• _Requirements_:
Please write out the lines of the data exactly, beginning with the first and ending with the line containing "[19.0], [17.9], [], [], [], [], [], []]"; leave the pictures behind.

=-=-=

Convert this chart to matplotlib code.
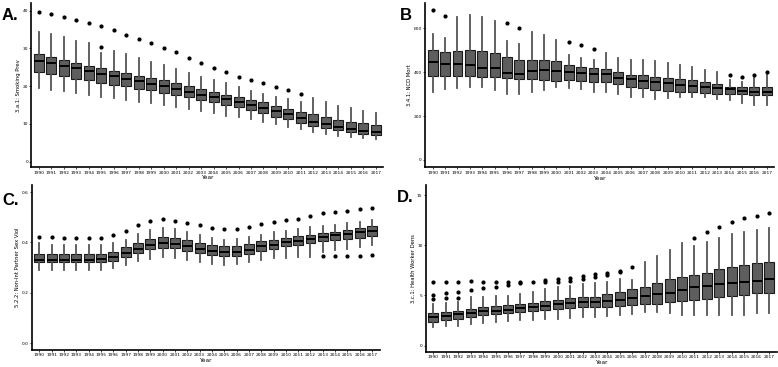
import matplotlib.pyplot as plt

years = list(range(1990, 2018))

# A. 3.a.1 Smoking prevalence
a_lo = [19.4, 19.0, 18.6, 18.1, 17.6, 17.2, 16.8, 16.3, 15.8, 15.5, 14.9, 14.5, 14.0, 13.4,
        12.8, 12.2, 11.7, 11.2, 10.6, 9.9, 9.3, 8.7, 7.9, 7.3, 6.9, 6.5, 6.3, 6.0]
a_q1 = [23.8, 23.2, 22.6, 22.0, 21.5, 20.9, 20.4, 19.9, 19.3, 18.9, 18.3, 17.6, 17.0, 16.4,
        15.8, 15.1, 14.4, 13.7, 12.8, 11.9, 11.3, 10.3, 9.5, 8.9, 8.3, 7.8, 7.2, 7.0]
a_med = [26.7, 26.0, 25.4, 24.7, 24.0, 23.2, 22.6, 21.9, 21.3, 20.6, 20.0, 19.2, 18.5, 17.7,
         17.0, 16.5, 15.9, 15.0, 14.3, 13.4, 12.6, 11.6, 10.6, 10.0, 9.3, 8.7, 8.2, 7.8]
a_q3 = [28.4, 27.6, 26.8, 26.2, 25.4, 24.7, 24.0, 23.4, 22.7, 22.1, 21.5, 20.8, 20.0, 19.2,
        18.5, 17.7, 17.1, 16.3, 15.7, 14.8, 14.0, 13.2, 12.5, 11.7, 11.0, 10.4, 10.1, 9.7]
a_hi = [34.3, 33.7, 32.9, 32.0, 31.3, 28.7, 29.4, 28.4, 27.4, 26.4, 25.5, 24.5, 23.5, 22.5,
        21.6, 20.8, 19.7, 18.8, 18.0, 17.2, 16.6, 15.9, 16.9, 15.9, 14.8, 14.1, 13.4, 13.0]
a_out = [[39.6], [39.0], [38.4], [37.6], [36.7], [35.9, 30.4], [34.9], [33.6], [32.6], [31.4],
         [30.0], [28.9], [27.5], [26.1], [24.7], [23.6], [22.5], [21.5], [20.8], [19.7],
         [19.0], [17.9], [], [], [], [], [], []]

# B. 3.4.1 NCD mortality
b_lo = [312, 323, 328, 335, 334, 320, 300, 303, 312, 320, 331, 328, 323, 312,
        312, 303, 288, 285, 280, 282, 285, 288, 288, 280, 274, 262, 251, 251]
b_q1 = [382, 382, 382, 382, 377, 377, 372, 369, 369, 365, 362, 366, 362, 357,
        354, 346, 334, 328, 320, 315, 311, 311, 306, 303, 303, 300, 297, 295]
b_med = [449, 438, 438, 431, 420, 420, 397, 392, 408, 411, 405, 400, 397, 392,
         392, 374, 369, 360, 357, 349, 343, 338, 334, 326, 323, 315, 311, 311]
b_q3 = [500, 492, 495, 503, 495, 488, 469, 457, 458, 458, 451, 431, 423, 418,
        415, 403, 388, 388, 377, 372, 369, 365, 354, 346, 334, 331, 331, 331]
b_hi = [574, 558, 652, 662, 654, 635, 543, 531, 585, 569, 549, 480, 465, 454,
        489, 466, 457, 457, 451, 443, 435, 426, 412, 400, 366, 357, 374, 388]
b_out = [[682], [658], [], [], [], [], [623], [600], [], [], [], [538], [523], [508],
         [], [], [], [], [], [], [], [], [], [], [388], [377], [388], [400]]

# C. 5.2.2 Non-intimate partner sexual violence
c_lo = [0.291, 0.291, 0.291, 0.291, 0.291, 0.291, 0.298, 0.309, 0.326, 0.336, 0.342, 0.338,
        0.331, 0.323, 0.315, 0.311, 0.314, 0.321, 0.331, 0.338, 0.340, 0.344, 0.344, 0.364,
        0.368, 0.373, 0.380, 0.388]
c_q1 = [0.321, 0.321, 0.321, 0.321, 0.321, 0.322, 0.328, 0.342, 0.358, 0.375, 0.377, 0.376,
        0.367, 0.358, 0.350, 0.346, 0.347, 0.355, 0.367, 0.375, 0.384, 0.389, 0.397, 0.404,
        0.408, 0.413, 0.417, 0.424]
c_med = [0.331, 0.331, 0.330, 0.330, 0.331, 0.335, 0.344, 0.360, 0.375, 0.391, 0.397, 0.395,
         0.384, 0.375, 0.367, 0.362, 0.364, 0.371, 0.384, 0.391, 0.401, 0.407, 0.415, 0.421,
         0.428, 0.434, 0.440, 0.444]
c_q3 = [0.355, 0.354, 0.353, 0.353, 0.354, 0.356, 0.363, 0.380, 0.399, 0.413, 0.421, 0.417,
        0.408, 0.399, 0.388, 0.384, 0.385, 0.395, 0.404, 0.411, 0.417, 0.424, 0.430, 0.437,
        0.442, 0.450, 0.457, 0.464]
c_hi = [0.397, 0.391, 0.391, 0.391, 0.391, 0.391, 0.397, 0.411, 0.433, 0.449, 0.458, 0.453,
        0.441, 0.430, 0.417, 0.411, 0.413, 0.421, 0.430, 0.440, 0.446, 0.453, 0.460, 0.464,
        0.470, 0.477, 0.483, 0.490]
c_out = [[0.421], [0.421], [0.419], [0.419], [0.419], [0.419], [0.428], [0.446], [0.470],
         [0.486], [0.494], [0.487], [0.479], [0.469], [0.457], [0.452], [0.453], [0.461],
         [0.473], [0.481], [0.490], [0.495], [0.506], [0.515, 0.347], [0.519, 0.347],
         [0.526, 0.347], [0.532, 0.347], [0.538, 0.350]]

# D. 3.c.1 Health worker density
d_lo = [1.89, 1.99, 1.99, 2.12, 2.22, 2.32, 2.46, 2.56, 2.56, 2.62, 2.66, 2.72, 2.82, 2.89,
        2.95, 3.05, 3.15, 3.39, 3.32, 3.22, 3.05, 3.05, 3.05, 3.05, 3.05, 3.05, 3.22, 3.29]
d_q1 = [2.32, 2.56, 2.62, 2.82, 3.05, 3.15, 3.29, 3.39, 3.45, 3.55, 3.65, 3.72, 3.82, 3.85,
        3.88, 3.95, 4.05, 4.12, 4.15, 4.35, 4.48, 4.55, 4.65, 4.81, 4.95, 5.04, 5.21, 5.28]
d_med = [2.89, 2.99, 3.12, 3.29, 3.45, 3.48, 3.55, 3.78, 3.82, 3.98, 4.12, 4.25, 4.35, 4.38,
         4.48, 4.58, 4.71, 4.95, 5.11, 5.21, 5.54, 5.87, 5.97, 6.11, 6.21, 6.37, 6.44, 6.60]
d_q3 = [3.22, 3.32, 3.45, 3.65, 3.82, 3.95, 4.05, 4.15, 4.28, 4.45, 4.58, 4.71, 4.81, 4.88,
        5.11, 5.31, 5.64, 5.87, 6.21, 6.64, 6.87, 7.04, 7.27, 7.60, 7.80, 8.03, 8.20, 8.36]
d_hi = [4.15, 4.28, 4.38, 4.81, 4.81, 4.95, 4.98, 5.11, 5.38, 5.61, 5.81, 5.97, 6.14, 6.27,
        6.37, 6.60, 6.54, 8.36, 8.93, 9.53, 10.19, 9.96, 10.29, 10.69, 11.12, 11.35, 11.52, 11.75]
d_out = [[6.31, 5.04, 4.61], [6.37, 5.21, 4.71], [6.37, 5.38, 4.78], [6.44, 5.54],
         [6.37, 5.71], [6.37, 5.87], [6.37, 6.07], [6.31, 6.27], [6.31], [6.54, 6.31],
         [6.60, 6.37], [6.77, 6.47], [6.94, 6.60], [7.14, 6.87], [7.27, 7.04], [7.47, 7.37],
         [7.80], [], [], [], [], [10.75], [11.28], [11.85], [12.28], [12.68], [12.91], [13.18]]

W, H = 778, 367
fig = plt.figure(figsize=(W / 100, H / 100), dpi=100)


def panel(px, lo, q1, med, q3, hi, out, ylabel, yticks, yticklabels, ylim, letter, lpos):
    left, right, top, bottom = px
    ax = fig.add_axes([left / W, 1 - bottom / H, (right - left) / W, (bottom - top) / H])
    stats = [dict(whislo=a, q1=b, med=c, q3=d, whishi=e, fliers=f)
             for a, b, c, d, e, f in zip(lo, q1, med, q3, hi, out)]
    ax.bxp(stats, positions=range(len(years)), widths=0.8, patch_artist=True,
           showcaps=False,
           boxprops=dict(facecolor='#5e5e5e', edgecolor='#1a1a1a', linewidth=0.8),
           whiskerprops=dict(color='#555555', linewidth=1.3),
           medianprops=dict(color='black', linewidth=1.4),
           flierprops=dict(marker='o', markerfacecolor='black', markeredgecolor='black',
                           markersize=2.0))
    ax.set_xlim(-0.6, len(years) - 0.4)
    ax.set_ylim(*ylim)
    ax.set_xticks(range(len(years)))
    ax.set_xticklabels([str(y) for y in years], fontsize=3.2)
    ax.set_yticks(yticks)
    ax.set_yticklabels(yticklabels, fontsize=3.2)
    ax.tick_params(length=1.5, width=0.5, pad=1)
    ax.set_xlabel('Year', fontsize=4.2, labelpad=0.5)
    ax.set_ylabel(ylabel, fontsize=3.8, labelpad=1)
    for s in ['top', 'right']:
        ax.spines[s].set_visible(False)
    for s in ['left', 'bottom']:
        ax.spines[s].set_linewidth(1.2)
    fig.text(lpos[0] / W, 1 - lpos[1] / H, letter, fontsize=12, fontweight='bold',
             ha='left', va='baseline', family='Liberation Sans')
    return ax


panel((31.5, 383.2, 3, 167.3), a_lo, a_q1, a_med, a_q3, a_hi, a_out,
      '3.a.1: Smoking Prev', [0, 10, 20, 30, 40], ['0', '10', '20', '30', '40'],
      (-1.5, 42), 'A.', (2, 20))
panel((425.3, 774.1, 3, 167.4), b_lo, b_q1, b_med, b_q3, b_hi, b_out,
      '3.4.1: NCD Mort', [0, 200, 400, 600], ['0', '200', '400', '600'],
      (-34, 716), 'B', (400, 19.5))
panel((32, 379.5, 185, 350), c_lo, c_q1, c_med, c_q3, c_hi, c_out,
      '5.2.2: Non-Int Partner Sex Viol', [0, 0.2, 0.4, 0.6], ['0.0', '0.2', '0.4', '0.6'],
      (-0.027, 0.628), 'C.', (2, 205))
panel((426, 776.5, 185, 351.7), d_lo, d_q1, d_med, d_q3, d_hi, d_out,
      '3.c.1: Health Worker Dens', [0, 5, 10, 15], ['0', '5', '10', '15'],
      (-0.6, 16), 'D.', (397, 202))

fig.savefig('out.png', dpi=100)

=-=-=

• _The result_:
Convert this chart to matplotlib code.
import matplotlib.pyplot as plt

years = list(range(1990, 2018))

# A. 3.a.1 Smoking prevalence
a_lo = [19.4, 19.0, 18.6, 18.1, 17.6, 17.2, 16.8, 16.3, 15.8, 15.5, 14.9, 14.5, 14.0, 13.4,
        12.8, 12.2, 11.7, 11.2, 10.6, 9.9, 9.3, 8.7, 7.9, 7.3, 6.9, 6.5, 6.3, 6.0]
a_q1 = [23.8, 23.2, 22.6, 22.0, 21.5, 20.9, 20.4, 19.9, 19.3, 18.9, 18.3, 17.6, 17.0, 16.4,
        15.8, 15.1, 14.4, 13.7, 12.8, 11.9, 11.3, 10.3, 9.5, 8.9, 8.3, 7.8, 7.2, 7.0]
a_med = [26.7, 26.0, 25.4, 24.7, 24.0, 23.2, 22.6, 21.9, 21.3, 20.6, 20.0, 19.2, 18.5, 17.7,
         17.0, 16.5, 15.9, 15.0, 14.3, 13.4, 12.6, 11.6, 10.6, 10.0, 9.3, 8.7, 8.2, 7.8]
a_q3 = [28.4, 27.6, 26.8, 26.2, 25.4, 24.7, 24.0, 23.4, 22.7, 22.1, 21.5, 20.8, 20.0, 19.2,
        18.5, 17.7, 17.1, 16.3, 15.7, 14.8, 14.0, 13.2, 12.5, 11.7, 11.0, 10.4, 10.1, 9.7]
a_hi = [34.3, 33.7, 32.9, 32.0, 31.3, 28.7, 29.4, 28.4, 27.4, 26.4, 25.5, 24.5, 23.5, 22.5,
        21.6, 20.8, 19.7, 18.8, 18.0, 17.2, 16.6, 15.9, 16.9, 15.9, 14.8, 14.1, 13.4, 13.0]
a_out = [[39.6], [39.0], [38.4], [37.6], [36.7], [35.9, 30.4], [34.9], [33.6], [32.6], [31.4],
         [30.0], [28.9], [27.5], [26.1], [24.7], [23.6], [22.5], [21.5], [20.8], [19.7],
         [19.0], [17.9], [], [], [], [], [], []]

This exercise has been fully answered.